- JOB -
Retype the lines beneath this one, from the first through the line containing "(p3) at (173.5,422)". Pictures are left out.

- SUPPLIED INFORMATION -

----

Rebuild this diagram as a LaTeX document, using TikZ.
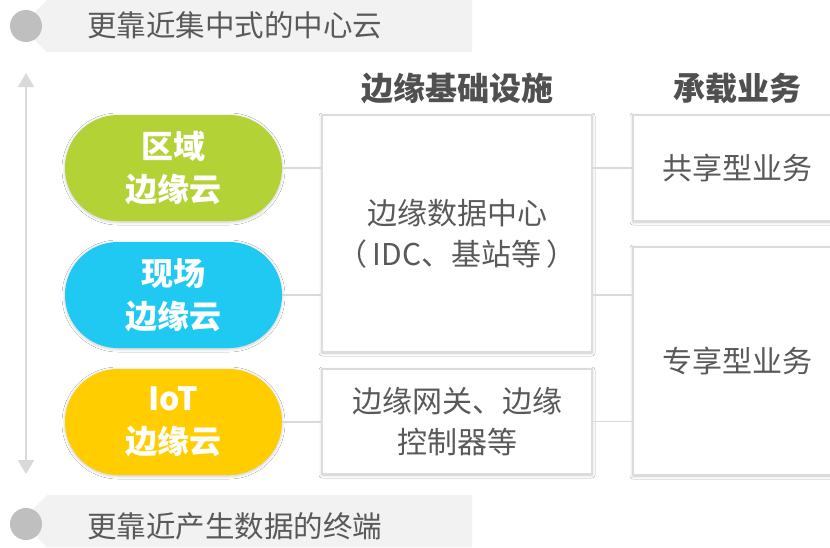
\documentclass[tikz,border=0pt]{standalone}
\usepackage{fontspec}
\newfontfamily\cjk{Noto Sans CJK SC}
\usetikzlibrary{arrows.meta,shadows.blur}
\definecolor{txt}{HTML}{595959}
\definecolor{headtxt}{HTML}{505050}
\definecolor{bannergrey}{HTML}{F2F2F2}
\definecolor{dotgrey}{HTML}{BFBFBF}
\definecolor{linegrey}{HTML}{D9D9D9}
\definecolor{boxline}{HTML}{DCDCDC}
\definecolor{cgreen}{HTML}{B2D235}
\definecolor{cblue}{HTML}{1FC9F2}
\definecolor{cyellow}{HTML}{FFCD00}
\begin{document}
\begin{tikzpicture}[x=1pt,y=-1pt,
  softshadow/.style={blur shadow={shadow xshift=0pt,shadow yshift=-1pt,shadow blur radius=3pt,shadow opacity=22}},
  pill/.style={softshadow,rounded corners=52.9pt,minimum width=217pt,minimum height=106pt,inner sep=0pt,align=center,text=white,font=\cjk\bfseries\fontsize{32}{43}\selectfont},
  infra/.style={softshadow,draw=boxline,line width=2pt,fill=white,inner sep=0pt,align=center,text=txt,font=\cjk\fontsize{30}{41}\selectfont},
  link/.style={draw=linegrey,line width=1.5pt},
  banner/.style={fill=bannergrey},
  bannertext/.style={anchor=west,inner sep=0pt,text=txt,font=\cjk\fontsize{29.5}{36}\selectfont},
  dot/.style={circle,fill=dotgrey,minimum size=32pt,inner sep=0pt},
  header/.style={inner sep=0pt,text=headtxt,font=\cjk\bfseries\fontsize{32}{38}\selectfont}
]
\clip (0,0) rectangle (830,547);
\fill[white] (0,0) rectangle (830,547);

% banners
\fill[banner] (47,0) -- (472,0) -- (472,52) -- (47,52) -- (21,26) -- cycle;
\node[dot] (dtop) at (26,26) {};
\node[bannertext] (ttop) at (87,25) {更靠近集中式的中心云};
\fill[banner] (47,495) -- (472,495) -- (472,547) -- (47,547) -- (21,521) -- cycle;
\node[dot] (dbot) at (26,524) {};
\node[bannertext] (tbot) at (87,526) {更靠近产生数据的终端};

% vertical double arrow
\coordinate (atop) at (26,73);
\coordinate (abot) at (26,474);
\draw[linegrey,line width=2pt,{Triangle[width=16pt,length=14pt]}-{Triangle[width=16pt,length=14pt]}] (abot) -- (atop);

% headers
\node[header] (h1) at (457,88) {边缘基础设施};
\node[header] (h2) at (737,88) {承载业务};

% pills
\node[pill,fill=cgreen] (p1) at (173.5,168) {区域\\边缘云};
\node[pill,fill=cblue] (p2) at (173.5,295) {现场\\边缘云};
\node[pill,fill=cyellow] (p3) at (173.5,422) {IoT\\边缘云};

% infrastructure boxes
\node[infra,minimum width=270pt,minimum height=237pt] (bA) at (457,233.5) {边缘数据中心\\（\,IDC、基站等\,）};
\node[infra,minimum width=270pt,minimum height=105pt] (bB) at (457,421.5) {边缘网关、边缘\\控制器等};

% business boxes
\node[infra,minimum width=208pt,minimum height=106pt] (bC) at (737,168) {共享型业务};
\node[infra,minimum width=208pt,minimum height=228pt] (bD) at (737,361) {专享型业务};

% connectors
\draw[link] (p1.east) -- (p1.east -| bA.west);
\draw[link] (p2.east) -- (p2.east -| bA.west);
\draw[link] (p3.east) -- (p3.east -| bB.west);
\draw[link] (bA.east |- p1.east) -- (bC.west |- p1.east);
\draw[link] (bA.east |- p2.east) -- (bD.west |- p2.east);
\draw[link] (bB.east) -- (bB.east -| bD.west);
\end{tikzpicture}
\end{document}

----

- SOLUTION TO THIS TASK -
Rebuild this diagram as a LaTeX document, using TikZ.
\documentclass[tikz,border=0pt]{standalone}
\usepackage{fontspec}
\newfontfamily\cjk{Noto Sans CJK SC}
\usetikzlibrary{arrows.meta,shadows.blur}
\definecolor{txt}{HTML}{595959}
\definecolor{headtxt}{HTML}{505050}
\definecolor{bannergrey}{HTML}{F2F2F2}
\definecolor{dotgrey}{HTML}{BFBFBF}
\definecolor{linegrey}{HTML}{D9D9D9}
\definecolor{boxline}{HTML}{DCDCDC}
\definecolor{cgreen}{HTML}{B2D235}
\definecolor{cblue}{HTML}{1FC9F2}
\definecolor{cyellow}{HTML}{FFCD00}
\begin{document}
\begin{tikzpicture}[x=1pt,y=-1pt,
  softshadow/.style={blur shadow={shadow xshift=0pt,shadow yshift=-1pt,shadow blur radius=3pt,shadow opacity=22}},
  pill/.style={softshadow,rounded corners=52.9pt,minimum width=217pt,minimum height=106pt,inner sep=0pt,align=center,text=white,font=\cjk\bfseries\fontsize{32}{43}\selectfont},
  infra/.style={softshadow,draw=boxline,line width=2pt,fill=white,inner sep=0pt,align=center,text=txt,font=\cjk\fontsize{30}{41}\selectfont},
  link/.style={draw=linegrey,line width=1.5pt},
  banner/.style={fill=bannergrey},
  bannertext/.style={anchor=west,inner sep=0pt,text=txt,font=\cjk\fontsize{29.5}{36}\selectfont},
  dot/.style={circle,fill=dotgrey,minimum size=32pt,inner sep=0pt},
  header/.style={inner sep=0pt,text=headtxt,font=\cjk\bfseries\fontsize{32}{38}\selectfont}
]
\clip (0,0) rectangle (830,547);
\fill[white] (0,0) rectangle (830,547);

% banners
\fill[banner] (47,0) -- (472,0) -- (472,52) -- (47,52) -- (21,26) -- cycle;
\node[dot] (dtop) at (26,26) {};
\node[bannertext] (ttop) at (87,25) {更靠近集中式的中心云};
\fill[banner] (47,495) -- (472,495) -- (472,547) -- (47,547) -- (21,521) -- cycle;
\node[dot] (dbot) at (26,524) {};
\node[bannertext] (tbot) at (87,526) {更靠近产生数据的终端};

% vertical double arrow
\coordinate (atop) at (26,73);
\coordinate (abot) at (26,474);
\draw[linegrey,line width=2pt,{Triangle[width=16pt,length=14pt]}-{Triangle[width=16pt,length=14pt]}] (abot) -- (atop);

% headers
\node[header] (h1) at (457,88) {边缘基础设施};
\node[header] (h2) at (737,88) {承载业务};

% pills
\node[pill,fill=cgreen] (p1) at (173.5,168) {区域\\边缘云};
\node[pill,fill=cblue] (p2) at (173.5,295) {现场\\边缘云};
\node[pill,fill=cyellow] (p3) at (173.5,422) {IoT\\边缘云};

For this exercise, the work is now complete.